B. İstinaf Sebepleri
Davacı davalı kadın vekili istinaf dilekçesinde özetle; reddedilen asıl dava ve fer'îleri, kabul edilen karşı dava bakımından hükmün kaldırılmasına karar verilmesini talep etmiştir.
C. Gerekçe ve Sonuç
Bölge Adliye Mahkemesinin yukarıda tarih ve sayısı belirtilen kararı ile İlk Derece Mahkemesince kabul edilen kusurlarının gerçekleştiği, erkeğin ispatlanmış bir kusurunun bulunmadığı, boşanmaya neden olan olaylarda kadının tam kusurlu olduğu, gerçekleşen kusur durumuna göre karşı davanın kabulü ile asıl dava ve maddî ve manevî tazminat ile yoksulluk nafakası taleplerinin reddine ilişkin kararın doğru olduğu gerekçesi ile istinaf başvurusunun esastan reddine karar verilmiştir.
V. TEMYİZ
A. Temyiz Yoluna Başvuranlar
Bölge Adliye Mahkemesinin yukarıda belirtilen kararına karşı süresi içinde davacı davalı kadın vekili temyiz isteminde bulunmuştur.
B. Temyiz Sebepleri
Davacı davalı kadın vekili temyiz başvurusunda özetle ;hükmün tamamı bakımından bozulmasına karar verilmesini talep etmiştir.
C. Gerekçe
1. Uyuşmazlık ve Hukuki Nitelendirme
Uyuşmazlık, taraflarca açılan boşanma davasında taraflar arasında ortak hayatı temelinden sarsacak derecede ve birliğin devamında imkan vermeyecek nitelikte bulunan geçimsizlikte kusurun kimden kaynaklandığı, kadının davasının reddi, erkeğin davasının kabulü, reddedilen maddî tazminat, manevî tazminat ve yoksulluk nafakası, tedbir ve iştirak nafaka miktarları noktasında toplanmaktadır.
2. İlgili Hukuk
4721 sayılı Kanun'un 4 üncü, 6 ncı,166 ncı maddesinin birinci ve ikinci fıkrası, 169 uncu, 174 üncü maddesinin birinci ve ikinci fıkrası 175 inci, 176 ncı, 182 nci, 330 uncu maddesi , 6098 sayılı Kanun 50 ve 51,
3. Değerlendirme
1.Bölge Adliye Mahkemelerinin nihai kararlarının bozulması 6100 sayılı Kanun'un 371 inci maddesinde yer alan sebeplerden birinin varlığı hâlinde mümkündür.

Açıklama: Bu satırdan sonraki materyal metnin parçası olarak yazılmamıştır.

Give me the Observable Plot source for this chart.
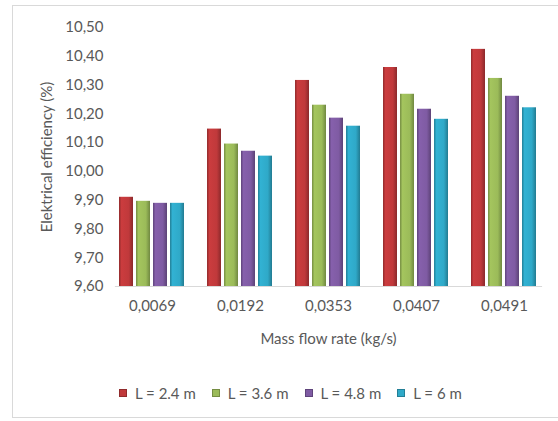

2.Temyizen incelenen karar, tarafların karşılıklı iddia ve savunmalarına, dayandıkları belgelere, uyuşmazlığa uygulanması gereken hukuk kuralları ile hukuki ilişkinin nitelendirilmesine, dava şartlarına, yargılama ve ispat kuralları ile kararda belirtilen gerekçelere göre usul ve kanuna uygun olup davacı-davalı vekilince temyiz dilekçesinde ileri sürülen nedenler kararın bozulmasını gerektirecek nitelikte görülmemiştir.
VI. KARAR
Açıklanan sebeplerle;
Temyiz olunan Bölge Adliye Mahkemesi kararının 6100 sayılı Kanun'un 370 inci maddesinin birinci fıkrası uyarınca ONANMASINA,
Aşağıda yazılı temyiz giderinin temyiz edene yükletilmesine,
Dosyanın İlk Derece Mahkemesine, kararın bir örneğinin Bölge Adliye Mahkemesine gönderilmesine,
21.11.2024 tarihinde oy birliğiyle karar verildi.